▶ _Your instructions_
Exactly repeat the material, dropping every picture from the copy.

▶ _Data block_
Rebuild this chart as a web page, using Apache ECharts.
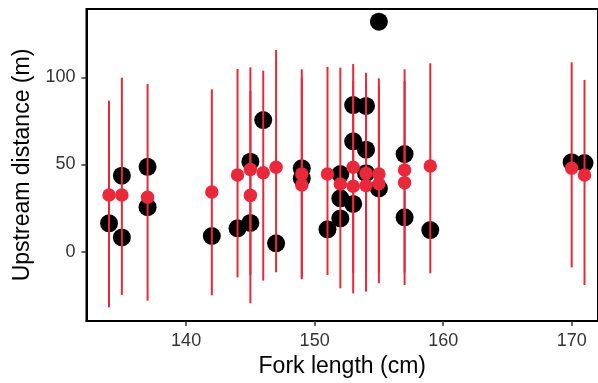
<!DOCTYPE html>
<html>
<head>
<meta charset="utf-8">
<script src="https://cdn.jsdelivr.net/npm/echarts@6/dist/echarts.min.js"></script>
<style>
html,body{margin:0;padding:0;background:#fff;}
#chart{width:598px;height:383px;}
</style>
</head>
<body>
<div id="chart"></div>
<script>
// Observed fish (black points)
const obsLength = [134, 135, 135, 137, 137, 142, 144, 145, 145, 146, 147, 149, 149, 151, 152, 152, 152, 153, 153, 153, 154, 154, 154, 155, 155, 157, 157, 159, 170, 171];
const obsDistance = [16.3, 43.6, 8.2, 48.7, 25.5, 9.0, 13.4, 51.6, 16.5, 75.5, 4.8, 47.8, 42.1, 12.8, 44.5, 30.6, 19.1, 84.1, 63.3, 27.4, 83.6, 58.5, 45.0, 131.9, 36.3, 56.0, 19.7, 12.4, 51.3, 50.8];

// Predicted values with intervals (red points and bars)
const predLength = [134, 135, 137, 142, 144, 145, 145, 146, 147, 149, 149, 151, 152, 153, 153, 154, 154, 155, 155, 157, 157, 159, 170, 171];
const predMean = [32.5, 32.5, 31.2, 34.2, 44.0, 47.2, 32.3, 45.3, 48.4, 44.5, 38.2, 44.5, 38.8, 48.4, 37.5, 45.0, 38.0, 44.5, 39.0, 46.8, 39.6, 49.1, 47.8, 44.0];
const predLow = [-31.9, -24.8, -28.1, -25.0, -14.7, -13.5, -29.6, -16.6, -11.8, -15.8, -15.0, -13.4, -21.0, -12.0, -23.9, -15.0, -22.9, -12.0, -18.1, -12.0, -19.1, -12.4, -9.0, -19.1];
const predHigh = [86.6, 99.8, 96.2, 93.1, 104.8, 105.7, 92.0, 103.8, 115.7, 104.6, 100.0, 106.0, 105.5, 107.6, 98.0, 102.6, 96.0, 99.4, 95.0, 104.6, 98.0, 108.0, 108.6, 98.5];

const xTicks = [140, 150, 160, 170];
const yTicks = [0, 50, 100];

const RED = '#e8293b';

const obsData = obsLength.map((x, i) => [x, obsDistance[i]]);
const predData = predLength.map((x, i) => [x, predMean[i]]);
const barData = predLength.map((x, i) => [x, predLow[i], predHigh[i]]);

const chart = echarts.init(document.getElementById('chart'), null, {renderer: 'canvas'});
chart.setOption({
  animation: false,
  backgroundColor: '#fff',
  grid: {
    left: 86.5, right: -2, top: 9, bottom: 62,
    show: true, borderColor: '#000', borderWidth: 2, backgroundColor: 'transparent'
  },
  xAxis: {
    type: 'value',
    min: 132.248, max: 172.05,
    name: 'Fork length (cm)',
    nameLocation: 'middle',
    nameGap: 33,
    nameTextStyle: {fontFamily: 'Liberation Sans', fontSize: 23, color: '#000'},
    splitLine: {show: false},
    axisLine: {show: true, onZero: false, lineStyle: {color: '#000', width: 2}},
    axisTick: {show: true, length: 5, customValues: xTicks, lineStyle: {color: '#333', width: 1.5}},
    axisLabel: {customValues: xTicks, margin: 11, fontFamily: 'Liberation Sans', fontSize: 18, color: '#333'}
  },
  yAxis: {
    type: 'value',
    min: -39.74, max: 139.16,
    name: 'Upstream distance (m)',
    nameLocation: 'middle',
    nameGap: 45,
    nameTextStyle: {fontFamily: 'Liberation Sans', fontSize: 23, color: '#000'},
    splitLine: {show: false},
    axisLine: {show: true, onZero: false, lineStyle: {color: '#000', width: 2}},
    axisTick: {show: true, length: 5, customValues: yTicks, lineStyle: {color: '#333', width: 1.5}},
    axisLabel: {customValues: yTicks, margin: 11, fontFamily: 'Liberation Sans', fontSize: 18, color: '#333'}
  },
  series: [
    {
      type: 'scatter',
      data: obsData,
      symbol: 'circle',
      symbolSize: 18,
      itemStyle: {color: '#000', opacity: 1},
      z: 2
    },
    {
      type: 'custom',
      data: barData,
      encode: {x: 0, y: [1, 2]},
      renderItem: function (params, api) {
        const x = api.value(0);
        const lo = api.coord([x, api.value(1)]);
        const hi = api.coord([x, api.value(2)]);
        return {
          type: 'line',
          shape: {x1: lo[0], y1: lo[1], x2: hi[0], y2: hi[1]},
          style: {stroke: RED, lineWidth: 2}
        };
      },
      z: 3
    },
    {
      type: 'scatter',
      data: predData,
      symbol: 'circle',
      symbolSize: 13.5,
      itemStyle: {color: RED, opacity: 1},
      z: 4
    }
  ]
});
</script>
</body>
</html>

▶ _Task output_
Rebuild this chart as a web page, using Apache ECharts.
<!DOCTYPE html>
<html>
<head>
<meta charset="utf-8">
<script src="https://cdn.jsdelivr.net/npm/echarts@6/dist/echarts.min.js"></script>
<style>
html,body{margin:0;padding:0;background:#fff;}
#chart{width:598px;height:383px;}
</style>
</head>
<body>
<div id="chart"></div>
<script>
// Observed fish (black points)
const obsLength = [134, 135, 135, 137, 137, 142, 144, 145, 145, 146, 147, 149, 149, 151, 152, 152, 152, 153, 153, 153, 154, 154, 154, 155, 155, 157, 157, 159, 170, 171];
const obsDistance = [16.3, 43.6, 8.2, 48.7, 25.5, 9.0, 13.4, 51.6, 16.5, 75.5, 4.8, 47.8, 42.1, 12.8, 44.5, 30.6, 19.1, 84.1, 63.3, 27.4, 83.6, 58.5, 45.0, 131.9, 36.3, 56.0, 19.7, 12.4, 51.3, 50.8];

// Predicted values with intervals (red points and bars)
const predLength = [134, 135, 137, 142, 144, 145, 145, 146, 147, 149, 149, 151, 152, 153, 153, 154, 154, 155, 155, 157, 157, 159, 170, 171];
const predMean = [32.5, 32.5, 31.2, 34.2, 44.0, 47.2, 32.3, 45.3, 48.4, 44.5, 38.2, 44.5, 38.8, 48.4, 37.5, 45.0, 38.0, 44.5, 39.0, 46.8, 39.6, 49.1, 47.8, 44.0];
const predLow = [-31.9, -24.8, -28.1, -25.0, -14.7, -13.5, -29.6, -16.6, -11.8, -15.8, -15.0, -13.4, -21.0, -12.0, -23.9, -15.0, -22.9, -12.0, -18.1, -12.0, -19.1, -12.4, -9.0, -19.1];
const predHigh = [86.6, 99.8, 96.2, 93.1, 104.8, 105.7, 92.0, 103.8, 115.7, 104.6, 100.0, 106.0, 105.5, 107.6, 98.0, 102.6, 96.0, 99.4, 95.0, 104.6, 98.0, 108.0, 108.6, 98.5];

const xTicks = [140, 150, 160, 170];
const yTicks = [0, 50, 100];

const RED = '#e8293b';

const obsData = obsLength.map((x, i) => [x, obsDistance[i]]);
const predData = predLength.map((x, i) => [x, predMean[i]]);
const barData = predLength.map((x, i) => [x, predLow[i], predHigh[i]]);

const chart = echarts.init(document.getElementById('chart'), null, {renderer: 'canvas'});
chart.setOption({
  animation: false,
  backgroundColor: '#fff',
  grid: {
    left: 86.5, right: -2, top: 9, bottom: 62,
    show: true, borderColor: '#000', borderWidth: 2, backgroundColor: 'transparent'
  },
  xAxis: {
    type: 'value',
    min: 132.248, max: 172.05,
    name: 'Fork length (cm)',
    nameLocation: 'middle',
    nameGap: 33,
    nameTextStyle: {fontFamily: 'Liberation Sans', fontSize: 23, color: '#000'},
    splitLine: {show: false},
    axisLine: {show: true, onZero: false, lineStyle: {color: '#000', width: 2}},
    axisTick: {show: true, length: 5, customValues: xTicks, lineStyle: {color: '#333', width: 1.5}},
    axisLabel: {customValues: xTicks, margin: 11, fontFamily: 'Liberation Sans', fontSize: 18, color: '#333'}
  },
  yAxis: {
    type: 'value',
    min: -39.74, max: 139.16,
    name: 'Upstream distance (m)',
    nameLocation: 'middle',
    nameGap: 45,
    nameTextStyle: {fontFamily: 'Liberation Sans', fontSize: 23, color: '#000'},
    splitLine: {show: false},
    axisLine: {show: true, onZero: false, lineStyle: {color: '#000', width: 2}},
    axisTick: {show: true, length: 5, customValues: yTicks, lineStyle: {color: '#333', width: 1.5}},
    axisLabel: {customValues: yTicks, margin: 11, fontFamily: 'Liberation Sans', fontSize: 18, color: '#333'}
  },
  series: [
    {
      type: 'scatter',
      data: obsData,
      symbol: 'circle',
      symbolSize: 18,
      itemStyle: {color: '#000', opacity: 1},
      z: 2
    },
    {
      type: 'custom',
      data: barData,
      encode: {x: 0, y: [1, 2]},
      renderItem: function (params, api) {
        const x = api.value(0);
        const lo = api.coord([x, api.value(1)]);
        const hi = api.coord([x, api.value(2)]);
        return {
          type: 'line',
          shape: {x1: lo[0], y1: lo[1], x2: hi[0], y2: hi[1]},
          style: {stroke: RED, lineWidth: 2}
        };
      },
      z: 3
    },
    {
      type: 'scatter',
      data: predData,
      symbol: 'circle',
      symbolSize: 13.5,
      itemStyle: {color: RED, opacity: 1},
      z: 4
    }
  ]
});
</script>
</body>
</html>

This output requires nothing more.